EV市場の覇権争い:BYDとCATLの次世代バトル
EV市場での覇権争い:中国のBYDとCATLの競争が加速
電気自動車(EV)市場において、車載バッテリーの進化はまさに次世代への鍵を握っています。特に、中国の二大バッテリーメーカーであるBYDとCATLの動向は、業界全体に大きな影響を与えています。2025年に向けて、この両社の競争はますます激化し、技術革新とコスト削減が重要なテーマとして浮上しています。

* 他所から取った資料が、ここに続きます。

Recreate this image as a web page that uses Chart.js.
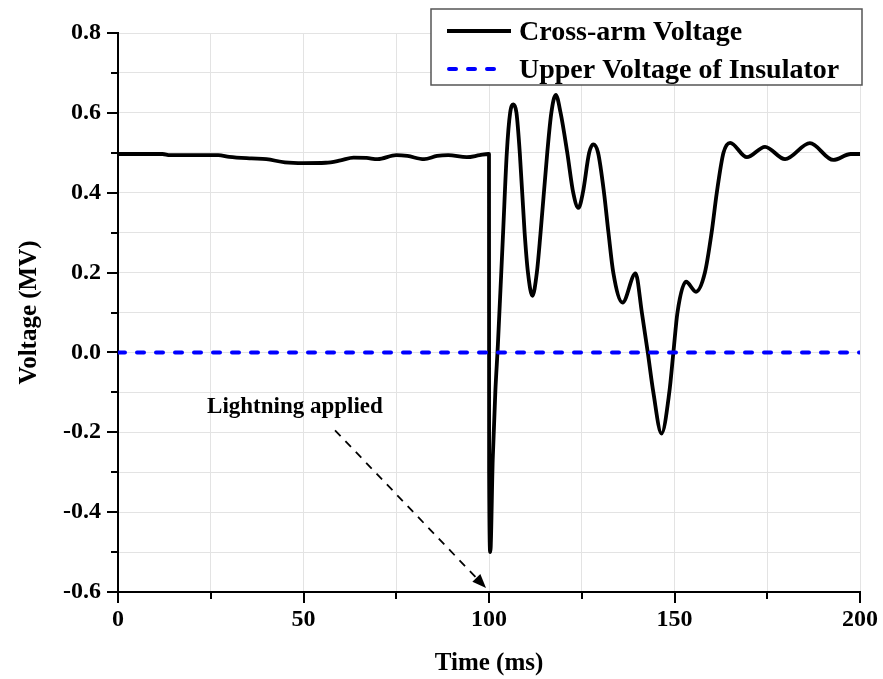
<!DOCTYPE html>
<html>
<head>
<meta charset="utf-8">
<script src="https://cdn.jsdelivr.net/npm/chart.js@4"></script>
<style>
  body { margin: 0; background: #fff; }
  #wrap { width: 883px; height: 679px; }
</style>
</head>
<body>
<div id="wrap"><canvas id="voltChart" width="883" height="679"></canvas></div>
<script>
// cross-arm voltage (MV) against time (ms)
const timeMs = [
  0, 12, 14, 27, 30, 36, 40, 45, 50, 56, 60, 63.5, 67, 70, 75, 78, 82.5, 86, 89, 94, 97.5, 99.8,
  100, 100.03, 100.35, 101.0, 101.7, 102.4, 103.8, 104.8, 105.7, 106.6, 107.4, 108.3, 109.6, 110.5,
  111.7, 112.9, 113.9, 115.7, 116.8, 118, 119.3, 121.1, 122.7, 124.1, 125.3, 127, 128.1, 129.4,
  131, 132.2, 133.5, 136, 139.5, 141.2, 142.8, 144.3, 146.5, 148.6, 149.7, 150.8, 153.1, 155.8,
  158.2, 160, 161.4, 163.2, 165, 169.5, 174.4, 179.8, 186.5, 192.8, 197.5, 200
];
const crossArm = [
  0.497, 0.497, 0.494, 0.494, 0.490, 0.486, 0.484, 0.476, 0.474, 0.475, 0.481, 0.488, 0.487, 0.484, 0.494, 0.492, 0.484, 0.492, 0.494, 0.489, 0.494, 0.497,
  0.497, -0.3, -0.5, -0.27, -0.1, 0.02, 0.3, 0.5, 0.6, 0.621, 0.6, 0.5, 0.3, 0.2,
  0.142, 0.2, 0.3, 0.5, 0.6, 0.645, 0.6, 0.5, 0.4, 0.362, 0.4, 0.5, 0.521, 0.5,
  0.4, 0.3, 0.2, 0.125, 0.198, 0.1, 0, -0.1, -0.203, -0.1, 0, 0.1, 0.177, 0.152,
  0.2, 0.3, 0.4, 0.5, 0.525, 0.489, 0.515, 0.484, 0.524, 0.482, 0.497, 0.497
];
// insulator upper voltage stays at zero
const insulatorTime = [0, 200];
const insulatorVolt = [0, 0];

const xTicks = [0, 50, 100, 150, 200];
const yTicks = [-0.6, -0.4, -0.2, 0.0, 0.2, 0.4, 0.6, 0.8];

const seriesNames = ["Cross-arm Voltage", "Upper Voltage of Insulator"];
const noteText = "Lightning applied";
// arrow: from label to the moment the strike hits
const noteAt = { x: 47.7, y: -0.152 };
const arrowFrom = { x: 58.5, y: -0.195 };
const arrowTo = { x: 99.2, y: -0.59 };

const serif = "'Liberation Serif', 'Times New Roman', serif";

const toPoints = (xs, ys) => xs.map((x, i) => ({ x: x, y: ys[i] }));

// tick marks: long at labelled values, short in between
const tickMarks = {
  id: "tickMarks",
  afterDraw(chart) {
    const ctx = chart.ctx;
    const xs = chart.scales.x, ys = chart.scales.y;
    ctx.save();
    ctx.strokeStyle = "#000";
    ctx.lineWidth = 2;
    ctx.beginPath();
    for (let v = 0; v <= 200; v += 25) {
      const px = Math.round(xs.getPixelForValue(v));
      const len = xTicks.includes(v) ? 11 : 7;
      ctx.moveTo(px, xs.top);
      ctx.lineTo(px, xs.top + len);
    }
    for (let k = -6; k <= 8; k++) {
      const py = Math.round(ys.getPixelForValue(k / 10));
      const len = k % 2 === 0 ? 11 : 7;
      ctx.moveTo(ys.right, py);
      ctx.lineTo(ys.right - len, py);
    }
    ctx.stroke();
    ctx.restore();
  }
};

// boxed legend in the top right corner
const boxLegend = {
  id: "boxLegend",
  afterDraw(chart) {
    const ctx = chart.ctx;
    const sets = chart.data.datasets;
    ctx.save();
    ctx.fillStyle = "#fff";
    ctx.fillRect(431, 9, 431, 76);
    ctx.strokeStyle = "#555";
    ctx.lineWidth = 1.5;
    ctx.strokeRect(431, 9, 431, 76);
    const rows = [31, 69];
    ctx.font = "bold 28px " + serif;
    ctx.textBaseline = "alphabetic";
    ctx.textAlign = "left";
    sets.forEach((ds, i) => {
      const y = rows[i];
      ctx.beginPath();
      ctx.strokeStyle = ds.borderColor;
      ctx.lineWidth = ds.borderWidth;
      ctx.lineCap = ds.borderCapStyle || "butt";
      ctx.setLineDash(ds.borderDash || []);
      if (ds.borderDash) {
        ctx.moveTo(449, y);
        ctx.lineTo(496, y);
      } else {
        ctx.moveTo(447, y);
        ctx.lineTo(511, y);
      }
      ctx.stroke();
      ctx.setLineDash([]);
      ctx.fillStyle = "#000";
      ctx.fillText(ds.label, 519, y + 8.5);
    });
    ctx.restore();
  }
};

// "Lightning applied" note with a dashed arrow
const strikeNote = {
  id: "strikeNote",
  afterDraw(chart) {
    const ctx = chart.ctx;
    const xs = chart.scales.x, ys = chart.scales.y;
    const x1 = xs.getPixelForValue(arrowFrom.x), y1 = ys.getPixelForValue(arrowFrom.y);
    const x2 = xs.getPixelForValue(arrowTo.x), y2 = ys.getPixelForValue(arrowTo.y);
    const ang = Math.atan2(y2 - y1, x2 - x1);
    const head = 14, half = 5.5;
    ctx.save();
    ctx.strokeStyle = "#000";
    ctx.lineWidth = 1.8;
    ctx.setLineDash([8, 7]);
    ctx.beginPath();
    ctx.moveTo(x1, y1);
    ctx.lineTo(x2 - head * Math.cos(ang), y2 - head * Math.sin(ang));
    ctx.stroke();
    ctx.setLineDash([]);
    ctx.fillStyle = "#000";
    ctx.beginPath();
    ctx.moveTo(x2, y2);
    ctx.lineTo(x2 - head * Math.cos(ang) + half * Math.sin(ang), y2 - head * Math.sin(ang) - half * Math.cos(ang));
    ctx.lineTo(x2 - head * Math.cos(ang) - half * Math.sin(ang), y2 - head * Math.sin(ang) + half * Math.cos(ang));
    ctx.closePath();
    ctx.fill();
    ctx.font = "bold 23px " + serif;
    ctx.textAlign = "center";
    ctx.textBaseline = "alphabetic";
    ctx.fillText(noteText, xs.getPixelForValue(noteAt.x), ys.getPixelForValue(noteAt.y));
    ctx.restore();
  }
};

new Chart(document.getElementById("voltChart"), {
  type: "line",
  data: {
    datasets: [{
      label: seriesNames[0],
      data: toPoints(timeMs, crossArm),
      borderColor: "#000",
      borderWidth: 3.8,
      borderJoinStyle: "round",
      cubicInterpolationMode: "monotone",
      pointRadius: 0,
      order: 1
    }, {
      label: seriesNames[1],
      data: toPoints(insulatorTime, insulatorVolt),
      borderColor: "#0000ff",
      borderWidth: 4,
      borderDash: [7, 12],
      borderCapStyle: "round",
      pointRadius: 0,
      order: 0
    }]
  },
  options: {
    responsive: false,
    animation: false,
    layout: { padding: { top: 33, right: 23, left: 0, bottom: 0 } },
    plugins: {
      legend: { display: false },
      tooltip: { enabled: false }
    },
    scales: {
      x: {
        type: "linear",
        min: 0,
        max: 200,
        afterFit: (s) => { s.height = 87; s.paddingLeft = 0; s.paddingRight = 0; },
        grid: { color: "#e3e3e3", lineWidth: 1, drawTicks: false },
        border: { color: "#000", width: 2 },
        ticks: {
          stepSize: 25,
          padding: 13,
          color: "#000",
          font: { family: serif, size: 24, weight: "bold" },
          callback: (v) => xTicks.includes(v) ? String(v) : ""
        },
        title: {
          display: true,
          text: "Time (ms)",
          color: "#000",
          padding: { top: 0, bottom: 0 },
          font: { family: serif, size: 25, weight: "bold" }
        }
      },
      y: {
        min: -0.6,
        max: 0.8,
        afterFit: (s) => { s.width = 118; s.paddingTop = 0; s.paddingBottom = 0; },
        grid: { color: "#e3e3e3", lineWidth: 1, drawTicks: false },
        border: { color: "#000", width: 2 },
        ticks: {
          stepSize: 0.1,
          padding: 17,
          color: "#000",
          font: { family: serif, size: 24, weight: "bold" },
          callback: (v) => {
            const k = Math.round(v * 10);
            return k % 2 === 0 ? (k / 10).toFixed(1) : "";
          }
        },
        title: {
          display: true,
          text: "Voltage (MV)",
          color: "#000",
          padding: { top: 15, bottom: 0 },
          font: { family: serif, size: 25, weight: "bold" }
        }
      }
    }
  },
  plugins: [tickMarks, boxLegend, strikeNote]
});
</script>
</body>
</html>
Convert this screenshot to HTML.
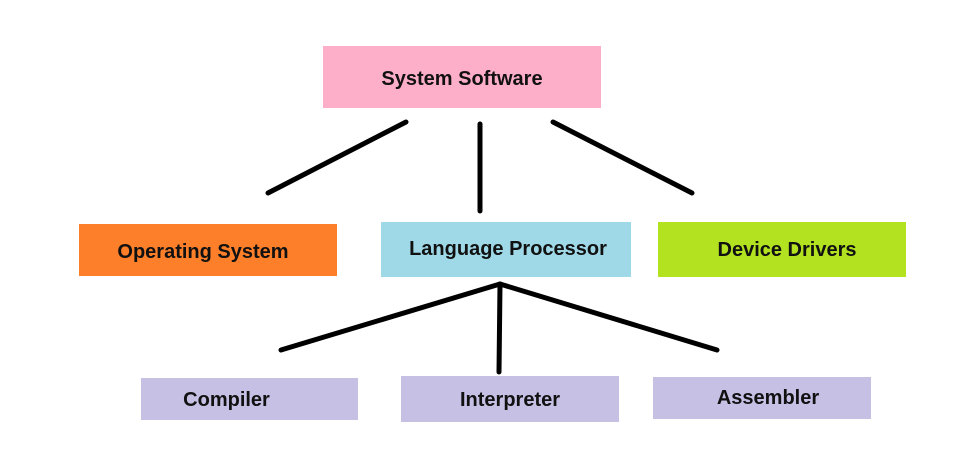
<!DOCTYPE html>
<html><head><style>
body{margin:0;width:963px;height:470px;background:#fff;position:relative;overflow:hidden;font-family:"Liberation Sans",sans-serif;}
.b{position:absolute;display:flex;align-items:center;justify-content:center;font-weight:bold;font-size:20px;color:#111;box-sizing:border-box;}
svg{position:absolute;left:0;top:0}
</style></head><body>
<div class="b" style="left:323px;top:46px;width:278px;height:62px;background:#fdaec9;padding-top:5px">System Software</div>
<div class="b" style="left:79px;top:224px;width:258px;height:52px;background:#fe7f2a;padding-top:4px;padding-right:10px">Operating System</div>
<div class="b" style="left:381px;top:222px;width:250px;height:55px;background:#9fd9e8;padding-left:4px">Language Processor</div>
<div class="b" style="left:658px;top:222px;width:248px;height:55px;background:#b3e320;padding-top:2px;padding-left:10px">Device Drivers</div>
<div class="b" style="left:141px;top:378px;width:217px;height:42px;background:#c7c0e5;padding-top:3px;padding-right:46px">Compiler</div>
<div class="b" style="left:401px;top:376px;width:218px;height:46px;background:#c7c0e5;padding-top:2px">Interpreter</div>
<div class="b" style="left:653px;top:377px;width:218px;height:42px;background:#c7c0e5;padding-left:12px">Assembler</div>
<svg width="963" height="470"><g stroke="#000" stroke-width="5" stroke-linecap="round">
<line x1="406" y1="122" x2="268" y2="193"/>
<line x1="480" y1="124" x2="480" y2="211"/>
<line x1="553" y1="122" x2="692" y2="193"/>
<line x1="500" y1="284" x2="281" y2="350"/>
<line x1="500" y1="284" x2="499" y2="372"/>
<line x1="500" y1="284" x2="717" y2="350"/>
</g></svg>
</body></html>
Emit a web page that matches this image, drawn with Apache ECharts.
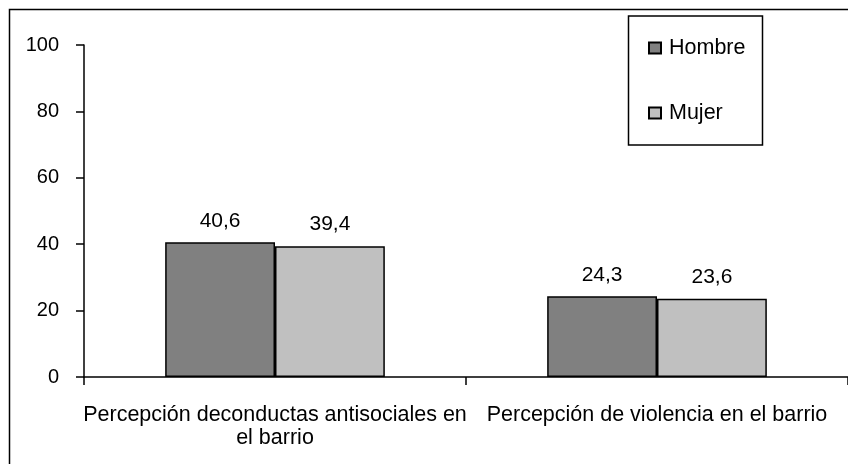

BYDが2025年に投入を予定している次世代「ブレードバッテリー」は、まさにその象徴です。この新技術は、電気自動車の航続距離や急速充電性能を向上させるだけでなく、コストを大幅に削減すると期待されています。特に、車載電池のコストを15%削減するという目標は、EV市場での競争力を高める大きな要因となるでしょう。
一方で、CATLも黙ってはいません。彼らは車載電池事業に「大ナタ」を振るう改革を進め、組織の若返りを図っています。更に、CATLは市場シェアの拡大を目指し、2025年に向けて搭載量の大幅な増加を計画しています。現在の搭載量は200GWhを超え、2025年にはそれを50%増加させるという野心的な目標を掲げています。
競争の背景にあるEV市場の進化
しかし、これらの企業が急激に成長する中で、バッテリーの供給能力が追いつかないケースも出てきています。例えば、小米の「SU7」やNIOの「楽道(ONVO)」などの人気モデルは、最初のサプライヤーとしてCATL以外を選んだものの、急増する需要に対応しきれず、最終的にはCATL頼みになったという事例もあります。これは、CATLの優れた生産能力が市場での競争力を保つための重要な要素であることを示しています。
トヨタの動きと中国市場での競争
一方で、世界の自動車メーカーも中国市場での競争に巻き込まれています。トヨタ自動車は上海市に新たにレクサスの工場を建設することを計画しており、現地ニーズに即した車両の生産能力を強化しようとしています。この動きは、中国市場の重要性を認識し、現地のサプライチェーンを整えるための戦略的な一手と言えるでしょう。
EV市場の未来を見据えて
電気自動車市場の競争は、技術革新とコスト削減が鍵を握る時代に突入しています。BYDとCATLの競争が示すように、バッテリー技術の進化は、より多くの車両をより安価に、そしてより迅速に市場に投入するための重要な要素です。これにより、消費者はより手頃で高性能な電気自動車を手にすることができるようになるでしょう。
この先、電気自動車の普及がさらに進む中で、これらの動向はますます重要な意味を持つことになります。技術の進化がどのように市場を変えていくのか、そして消費者の選択肢がどれほど広がるのか、興味深い時代が始まろうとしています。読者の皆さんも、車選びの際にはこのような業界の動きを少しだけ意識してみると、新しい発見があるかもしれません。